El problema no es sólo del médico, o de la relación médico-paciente. Hay un sistema público en crisis, en enfermedad terminal. Los médicos son obligados a ser más ‘‘productivos’’ y enfrentados a una cuantía de solicitantes de servicio que rebasa la capacidad personal de cualquier profesionista. La enfermedad económica del sistema produce enfermedades individuales, constantes y graves. La lucha de los profesionistas de blanca bata será mayor, y tendrá más relevancia y resonancia, cuando además de las demandas gremiales pugne por resolver otros problemas de fondo de este país.
El sábado anterior hubo otra protesta que no encaja en el catálogo tradicional de las movilizaciones sociales. Una fusión de automovilistas provenientes de diversos segmentos socioeconómicos se inconformó públicamente con la decisión de Miguel Ángel Mancera de extender el programa Hoy no circula a los sábados. Eso lesiona a infinidad de capitalinos que son propietarios de unidades que caen en los supuestos inmovilizadores, pero que requieren de esos vehículos para cumplir con faenas laborales de supervivencia.
Como en el caso del aumento a las tarifas del Metro, el golpe mancerista no ofrece nada práctico ni comprobable a cambio para los afectados. En el caso del Metro, las condiciones de operación han empeorado y en algunas estaciones la saturación constituye un peligro mortal. No hay mucho más que decir respecto de la danza de los millones relacionada con la línea 12, episodio que se encamina a la impunidad de los responsables y a la consolidación del saqueo habido con las finanzas públicas (es decir, los bolsillos de los contribuyentes y usuarios) condenadas a pagar durante años las ‘‘remediaciones’’ necesarias.
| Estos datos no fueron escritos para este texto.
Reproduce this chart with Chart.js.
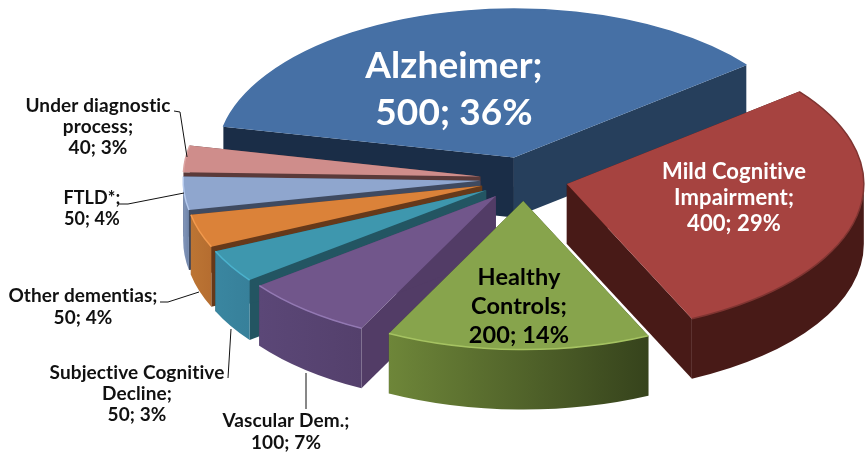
<!DOCTYPE html>
<html>
<head>
<meta charset="utf-8">
<style>
  html, body { margin: 0; padding: 0; background: #fff; }
  #chart { display: block; }
</style>
</head>
<body>
<canvas id="chart" width="866" height="467"></canvas>
<script src="https://cdn.jsdelivr.net/npm/chart.js@4"></script>
<script>
// data
const categories = ["Alzheimer", "Mild Cognitive Impairment", "Healthy Controls", "Vascular Dem.", "Subjective Cognitive Decline", "Other dementias", "FTLD*", "Under diagnostic process"];
const values = [500, 400, 200, 100, 50, 50, 50, 40];
const percents = [36, 29, 14, 7, 3, 4, 4, 3];
const nameLines = [
  ["Alzheimer;"],
  ["Mild Cognitive", "Impairment;"],
  ["Healthy", "Controls;"],
  ["Vascular Dem.;"],
  ["Subjective Cognitive", "Decline;"],
  ["Other dementias;"],
  ["FTLD*;"],
  ["Under diagnostic", "process;"],
];

// look of the slices
const topColors = ["#4670a5", "#a64340", "#87a44c", "#71568b", "#3e97ae", "#db8239", "#8fa6ce", "#cf8d8b"];
const rimColors = ["#4670a5", "#7f3431", "#a6c362", "#9379b3", "#4bb2cd", "#f29a4e", "#b5c9ec", "#dba3a1"];
const arcWallLeft = ["#1a2d47", "#481a17", "#6e8639", "#5b4777", "#3a86a0", "#bc7534", "#8296ba", "#5a3a3a"];
const arcWallRight = ["#1a2d47", "#481a17", "#36431c", "#54406c", "#37809a", "#b56d30", "#6f84a8", "#5a3a3a"];
const startCutColors = ["#1a2d47", "#481a17", "#36431c", "#523c66", "#235562", "#66391a", "#3f4a60", "#5a3a3a"];
const endCutColors = ["#263f5c", "#481a17", "#36431c", "#523c66", "#235562", "#66391a", "#3f4a60", "#5a3a3a"];

// layout of the 3D look
const centerX = 524;
const centerY = 179;
const squash = 0.5;
const explode = 44;
const depth = 60;
const pieRadius = 297;

// text layout: centre x and first baseline, one entry per slice
const labelX = [454, 734, 519, 286, 137, 83, 92, 98];
const labelY = [78, 179, 285, 427, 379, 302, 204, 112];
const labelSize = [37, 22, 23.5, 19, 19, 19, 18, 19];
const labelGap = [47, 26, 29, 22, 21, 22, 21, 21];
const labelColors = ["#fff", "#fff", "#000", "#111", "#111", "#111", "#111", "#111"];

const leaderLines = [
  [[174, 111], [180, 112], [187, 157]],
  [[119, 204], [128, 204], [184, 193]],
  [[160, 302], [168, 302], [199, 292]],
  [[228, 378], [231, 329]],
  [[306, 409], [306, 373]],
];

function apexOf(arc) {
  const mid = (arc.startAngle + arc.endAngle) / 2;
  return {
    x: centerX + Math.cos(mid) * explode,
    y: centerY + Math.sin(mid) * explode * squash,
  };
}

function rimPoint(apex, radius, angle) {
  return {
    x: apex.x + Math.cos(angle) * radius,
    y: apex.y + Math.sin(angle) * radius * squash,
  };
}

function drawCut(ctx, apex, point, color) {
  ctx.beginPath();
  ctx.moveTo(apex.x, apex.y);
  ctx.lineTo(point.x, point.y);
  ctx.lineTo(point.x, point.y + depth);
  ctx.lineTo(apex.x, apex.y + depth);
  ctx.closePath();
  ctx.fillStyle = color;
  ctx.fill();
}

function drawWall(ctx, arc, i) {
  const apex = apexOf(arc);
  const r = arc.outerRadius;
  const a = rimPoint(apex, r, arc.startAngle);
  const b = rimPoint(apex, r, arc.endAngle);
  drawCut(ctx, apex, a, startCutColors[i]);
  drawCut(ctx, apex, b, endCutColors[i]);

  // only the front half of the rim can be seen
  const from = Math.max(arc.startAngle, 0);
  const to = Math.min(arc.endAngle, Math.PI);
  if (from >= to) return;
  const grad = ctx.createLinearGradient(Math.min(a.x, b.x), 0, Math.max(a.x, b.x), 0);
  grad.addColorStop(0, arcWallLeft[i]);
  grad.addColorStop(1, arcWallRight[i]);
  ctx.beginPath();
  ctx.ellipse(apex.x, apex.y, r, r * squash, 0, from, to);
  ctx.ellipse(apex.x, apex.y + depth, r, r * squash, 0, to, from, true);
  ctx.closePath();
  ctx.fillStyle = grad;
  ctx.fill();
}

const pie3d = {
  id: "pie3d",
  // the library's arcs are drawn here, one by one, squashed and pulled apart
  beforeDatasetsDraw(chart) {
    const ctx = chart.ctx;
    const arcs = chart.getDatasetMeta(0).data;
    const order = arcs.map((arc, i) => i).sort((p, q) => apexOf(arcs[p]).y - apexOf(arcs[q]).y);
    order.forEach((i) => drawWall(ctx, arcs[i], i));

    arcs.forEach((arc) => {
      const apex = apexOf(arc);
      ctx.save();
      ctx.translate(apex.x, apex.y);
      ctx.scale(1, squash);
      ctx.translate(-arc.x, -arc.y);
      arc.draw(ctx);
      ctx.restore();
    });

    arcs.forEach((arc, i) => {
      const apex = apexOf(arc);
      ctx.beginPath();
      ctx.ellipse(apex.x, apex.y, arc.outerRadius, arc.outerRadius * squash, 0, arc.startAngle, arc.endAngle);
      ctx.strokeStyle = rimColors[i];
      ctx.lineWidth = 1.5;
      ctx.stroke();
    });
    return false;
  },
  afterDraw(chart) {
    const ctx = chart.ctx;
    ctx.save();
    ctx.strokeStyle = "#111";
    ctx.lineWidth = 1;
    leaderLines.forEach((line) => {
      ctx.beginPath();
      line.forEach((p, k) => (k ? ctx.lineTo(p[0], p[1]) : ctx.moveTo(p[0], p[1])));
      ctx.stroke();
    });
    ctx.textAlign = "center";
    ctx.textBaseline = "alphabetic";
    ctx.letterSpacing = "0.1px"; // keeps Lato from joining "ti"
    categories.forEach((name, i) => {
      const lines = nameLines[i].concat(`${values[i]}; ${percents[i]}%`);
      ctx.font = `bold ${labelSize[i]}px Lato, sans-serif`;
      ctx.fillStyle = labelColors[i];
      lines.forEach((text, k) => ctx.fillText(text, labelX[i], labelY[i] + k * labelGap[i]));
    });
    ctx.restore();
  },
};

new Chart(document.getElementById("chart"), {
  type: "pie",
  data: {
    labels: categories,
    datasets: [{
      data: values,
      backgroundColor: topColors,
      borderWidth: 0,
    }],
  },
  options: {
    responsive: false,
    animation: false,
    rotation: -78,
    radius: pieRadius,
    plugins: {
      legend: { display: false },
      tooltip: { enabled: false },
    },
  },
  plugins: [pie3d],
});
</script>
</body>
</html>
En el caso del Hoy no circula sabatino, Mancera pretende aparentar acciones anticontaminantes, pero sólo contra el interés de los automovilistas, sin afectar a otros productores mayores de tóxicos, entre otros la plantilla vehicular oficial y el servicio público de transporte, pésimamente prestado y de letalidad comprobada.
Y, mientras Osorio Chong se responsabiliza de la ‘‘reconstrucción’’ del PRI capitalino y de la operación electoral chilanga de 2015, al instalar a su coordinador de asesores como sucesor del impresentable Cuauhtémoc Gutiérrez, cuyos intereses políticos quedan a salvo y representados en la nueva directiva ‘‘de unidad’’, ¡hasta mañana!